My previous two columns covered Army Air Corps Major Bradley Summers’ two B-17 crashes in WWII; the second being shot down over Germany, resulting in him becoming a POW with 22 months of captivity, primarily in Stalag 111, located 100 miles southeast of Berlin. The site had sandy soil, selected to hinder tunneling escapes. Tualatin’s Heritage Center has his memoirs, over 50 transcribed pages from interviews with him.
Summers said the Germans had respect for officers and “didn’t believe in making them work”. The officers were put in different camps than the enlisted. POWs called themselves Kriegies, short for Kriegesgefaugnen. the German word for prisoner of war. He said that Stalag III was staffed by non-flying Luffwaffe (German Air Force) officers; and enlisted personnel, generally not qualified for frontline duty. Many guards were older or had been wounded in combat. Enlisted preferred this duty for safety and living conditions but it was the least desired position for officers seeking promotion. POWs were subject to the whims of the guards and the orders of the madman who ran the country. But there was mutual respect with some of the guards, including two invited as guests to the 20-year reunion of the American Former Prisoners of Stalag III.

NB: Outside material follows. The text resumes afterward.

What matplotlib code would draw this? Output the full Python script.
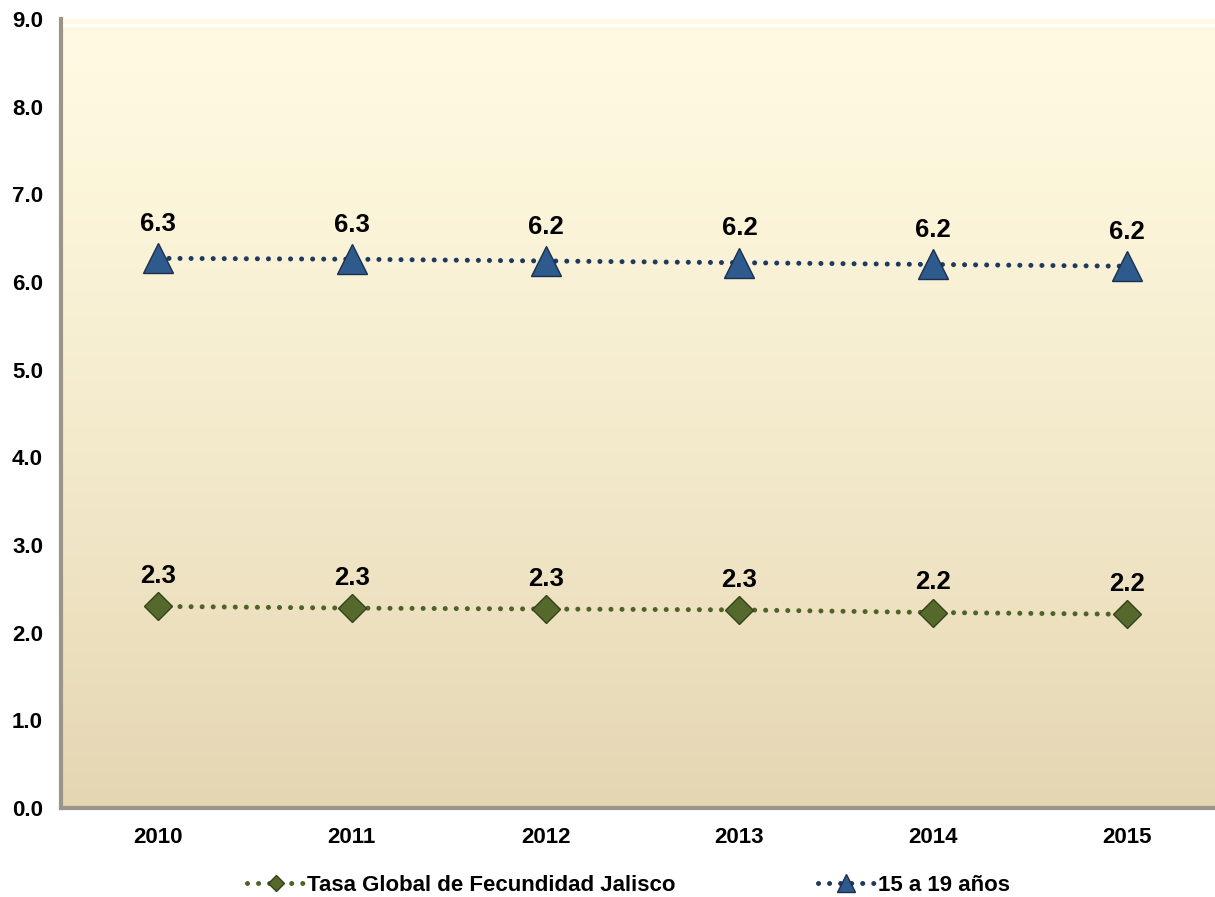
import numpy as np
import matplotlib.pyplot as plt

years = ['2010', '2011', '2012', '2013', '2014', '2015']
tgf_jalisco = [2.30, 2.28, 2.27, 2.26, 2.23, 2.21]
edad_15_19 = [6.27, 6.26, 6.24, 6.22, 6.20, 6.18]
label_tgf = 'Tasa Global de Fecundidad Jalisco'
label_1519 = '15 a 19 años'

plt.rcParams['font.family'] = ['Liberation Sans', 'DejaVu Sans']
plt.rcParams['font.weight'] = 'bold'

fig = plt.figure(figsize=(12.15, 8.97), dpi=100)
ax = fig.add_axes([61/1215, 1-808/897, 1-61/1215, (808-19)/897])

x = np.arange(len(years))
ax.set_xlim(-0.5, 5.5 - 9/194)
ax.set_ylim(0, 9)

# fondo degradado
grad = np.linspace(0, 1, 256).reshape(-1, 1) ** 1.3
top = np.array([255, 250, 225]) / 255
bot = np.array([229, 214, 178]) / 255
img = top * (1 - grad[..., None]) + bot * grad[..., None]
img = np.repeat(img, 2, axis=1)
ax.imshow(img, extent=[-0.5, 5.5, 0, 9], aspect='auto', zorder=0)
ax.axhline(8.93, color='white', lw=2.5, zorder=1)

ax.plot(x, edad_15_19, color='#1F3A5F', lw=3.6, linestyle=(0, (0.01, 2.2)),
        dash_capstyle='round', marker='^', ms=21, mfc='#2F5A8E', mec='#1B2F4C',
        mew=1, label=label_1519, zorder=3)
ax.plot(x, tgf_jalisco, color='#4F6228', lw=3.6, linestyle=(0, (0.01, 2.2)),
        dash_capstyle='round', marker='D', ms=14, mfc='#55692D', mec='#34421A',
        mew=1, label=label_tgf, zorder=3)

for xi, v in zip(x, edad_15_19):
    ax.annotate(f'{v:.1f}', (xi, v), xytext=(0, 16), textcoords='offset points',
                ha='center', va='bottom', fontsize=18.5, fontweight='bold')
for xi, v in zip(x, tgf_jalisco):
    ax.annotate(f'{v:.1f}', (xi, v), xytext=(0, 13), textcoords='offset points',
                ha='center', va='bottom', fontsize=18.5, fontweight='bold')

ax.set_xticks(x)
ax.set_xticklabels(years)
ax.set_yticks(np.arange(0, 10, 1))
ax.set_yticklabels([f'{v:.1f}' for v in np.arange(0, 10, 1)])
ax.tick_params(axis='y', length=0, pad=13, labelsize=16)
ax.tick_params(axis='x', length=0, pad=14, labelsize=16)

for s in ['top', 'right']:
    ax.spines[s].set_visible(False)
for s in ['left', 'bottom']:
    ax.spines[s].set_color('#9A958A')
    ax.spines[s].set_linewidth(3)

h, l = ax.get_legend_handles_labels()
fig.legend(h[::-1], l[::-1], loc='lower center', bbox_to_anchor=(0.517, -0.021),
           ncol=2, frameon=False, fontsize=16, handlelength=2.6,
           handletextpad=0.1, columnspacing=6.4, markerscale=0.6)

plt.savefig('out.png', dpi=100)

Internally each camp was run by the highest ranking allied officer who organized duties in military fashion. Summers was assigned as the Red Cross Parcells Officer for his block. They lived in barracks but “the limeys called them Cellblock, so everybody called them blocks.” At his first camp in Stalag 111, the Germans built a latrine with running water. Summers said that there were gardens and flowers planted outside the blocks. “all of a sudden, all the kriegies around the camp were watering their flowers all day ’”carrying water from the latrine facility. “Mysterious thing was that the ground in the flower beds kept rising.” An enclosure fence was near the latrine and the POWs were digging a tunnel underneath the fence to escape. “They’d gone inside there and built a tunnel. These people that were carrying water out, they would have a can almost full of sand with a little water on top. The flower beds kept getting bigger and bigger…as they watered them all day long” Unfortunately, as the tunnel reached the fence, the “ Germans came with a wagonload of coal and caved it in”

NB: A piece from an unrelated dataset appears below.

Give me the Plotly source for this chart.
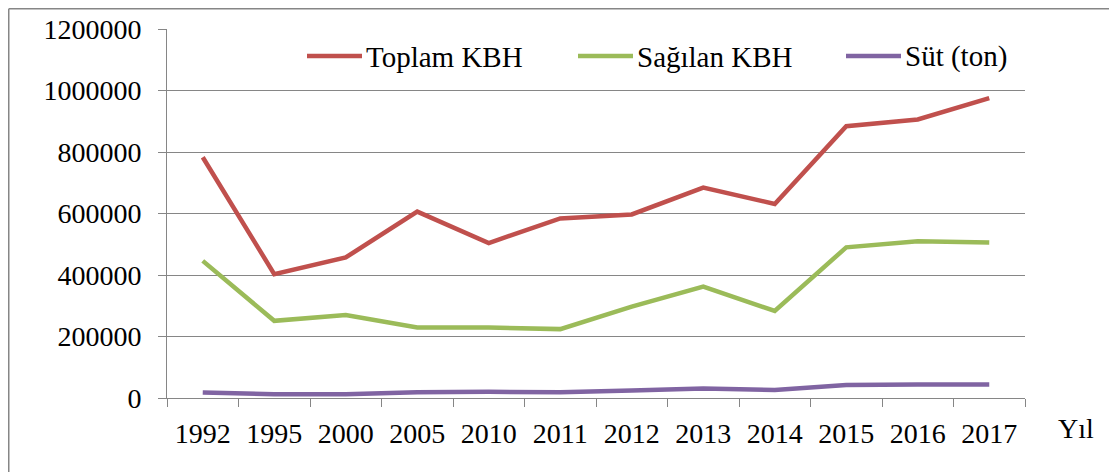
import plotly.graph_objects as go

years = ["1992", "1995", "2000", "2005", "2010", "2011", "2012", "2013", "2014", "2015", "2016", "2017"]
toplam_kbh = [783000, 403000, 457000, 606000, 504000, 584000, 597000, 684000, 631000, 884000, 906000, 975000]
saglanan_kbh = [446000, 251000, 270000, 229000, 229000, 224000, 297000, 362000, 283000, 490000, 510000, 506000]
sut_ton = [18000, 12000, 12000, 19000, 20000, 19000, 24000, 31000, 26000, 42000, 44000, 44000]
y_ticks = [0, 200000, 400000, 600000, 800000, 1000000, 1200000]
series_names = ["Toplam KBH", "Sağılan KBH", "Süt (ton)"]
x_title = "Yıl"

OFF = 8  # default page body margin
WIN_W, WIN_H = 1117, 472
W, H = WIN_W - OFF, WIN_H - OFF
# plot area in window pixels
PX0, PX1, PY0, PY1 = 167, 1025, 29, 398
L, T = PX0 - OFF, PY0 - OFF
R, B = WIN_W - PX1, WIN_H - PY1
pw, ph = PX1 - PX0, PY1 - PY0

def px_x(p):
    return (p - PX0) / pw

def px_y(q):
    return (PY1 - q) / ph

FONT = "Liberation Serif"
FS = 28
FS_LEG = 29
colors = ["#C0504D", "#9BBB59", "#8064A2"]

fig = go.Figure()
for name, vals, c in zip(series_names, [toplam_kbh, saglanan_kbh, sut_ton], colors):
    fig.add_trace(go.Scatter(x=years, y=vals, mode="lines", name=name,
                             line=dict(color=c, width=4.5, shape="linear"),
                             hoverinfo="x+y+name", showlegend=False))

fig.update_layout(
    width=W, height=H,
    margin=dict(l=L, r=R, t=T, b=B, pad=0, autoexpand=False),
    paper_bgcolor="white", plot_bgcolor="white",
    font=dict(family=FONT, size=FS, color="black"),
    showlegend=False,
    xaxis=dict(type="category", range=[-0.5, len(years) - 0.5], showgrid=False,
               showline=True, linecolor="#868686", linewidth=1,
               ticks="outside", ticklen=8, tickcolor="#868686", tickwidth=1,
               tickson="boundaries", tickfont=dict(family=FONT, size=FS, color="black"),
               ticklabelstandoff=10, zeroline=False, fixedrange=True),
    yaxis=dict(range=[0, 1200000], tickvals=y_ticks, ticktext=[str(v) for v in y_ticks],
               showgrid=True, gridcolor="#868686", gridwidth=1,
               showline=True, linecolor="#868686", linewidth=1,
               ticks="outside", ticklen=8, tickcolor="#868686", tickwidth=1,
               tickfont=dict(family=FONT, size=FS, color="black"),
               ticklabelstandoff=11, zeroline=False, fixedrange=True),
)

# legend (drawn manually to match spacing of the original)
leg_x = [307, 578, 846]
leg_y = 56
for name, c, lx in zip(series_names, colors, leg_x):
    fig.add_shape(type="line", xref="paper", yref="paper",
                  x0=px_x(lx), x1=px_x(lx + 55), y0=px_y(leg_y), y1=px_y(leg_y),
                  line=dict(color=c, width=4.5))
    fig.add_annotation(text=name, xref="paper", yref="paper", x=px_x(lx + 57), y=px_y(leg_y + 1),
                       xanchor="left", yanchor="middle", showarrow=False,
                       font=dict(family=FONT, size=FS_LEG, color="black"))

fig.add_annotation(text=x_title, xref="paper", yref="paper", x=px_x(1076), y=px_y(428),
                   xanchor="center", yanchor="middle", showarrow=False,
                   font=dict(family=FONT, size=FS, color="black"))

border = dict(color="#868686", width=1.5)
fig.add_shape(type="line", xref="paper", yref="paper", x0=px_x(OFF + 0.75), x1=px_x(WIN_W + 5),
              y0=px_y(OFF + 0.75), y1=px_y(OFF + 0.75), line=border)
fig.add_shape(type="line", xref="paper", yref="paper", x0=px_x(OFF + 0.75), x1=px_x(OFF + 0.75),
              y0=px_y(OFF + 0.75), y1=px_y(WIN_H + 5), line=border)

fig.write_html("out.html")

Each camp had a Committee Z, in charge of anti-German activities. The Germans used what the POWs called Ferrets. “They would crawl under the barracks and up in the attics and everywhere around” to check for anything going on that shouldn’t be”. When POWs lookouts saw them, as a warning for Committee Z activities, they would yell “tally ho”. So the Germans would not figure out the lookout system, POWs called out “tally ho” every time they saw a guard. The German guards were called “Goons” and willingly accepted the nickname after being told it stood for “German Officer Or Non-Com”. With concern about German infiltration, newcomers to each camp had to be vouched for by two POWs who knew the prisoner by sight. Those failing were severely interrogated and had several POWs assigned to escort them everywhere until deemed to be legitimate. Several infiltrators were identified through that system.

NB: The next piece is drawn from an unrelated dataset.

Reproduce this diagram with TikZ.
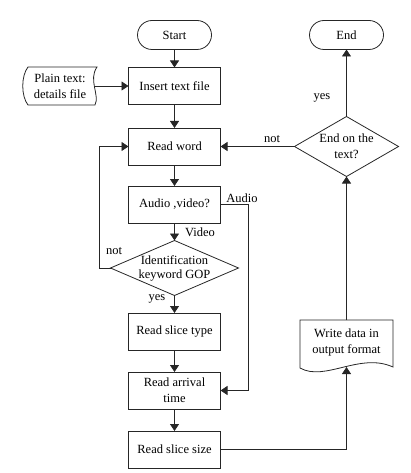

Stalag III had the best-organized recreational program of any POW camp in Germany. Each compound had athletic fields and volleyball courts. With 1,900 men in each compound, “you could find people that can do anything. Had guys with premed who ran a First Aid Station”. Had talented musicians, and actors who put on performances in a theatre the POWs built. POWs enjoyed doing pranks. Summers told about a bunkmate was known for scuffed up shoes. He and a buddy shined them up one night and put them under his bed. His friend did not recognize them and looked all over their block for them. Summers said that story was shared throughout their compound by the time the morning muster was over.
Summers generally received humane treatment as accorded by Geneva Convention. But, at Hitler’s orders, over 10,000 Staling 111 POWs were marched South in the middle of a winter storm in the middle of a blizzard in near zero temperatures as Allied Armies neared their camp. This kept them under German authority as the war ended, giving Hitler a negotiating chip. Summers’ obituary says he died on April 15, 2002, at age 82, with 44 grandchildren among his survivors. He is buried in Winona Cemetery along with his wife Rachel, brother Johnny and his wife, and his parents. Winona has 73 known veterans interned; from the Civil War, Indian wars, Spanish American War, World War I, World War II, Korean and Vietnam Wars.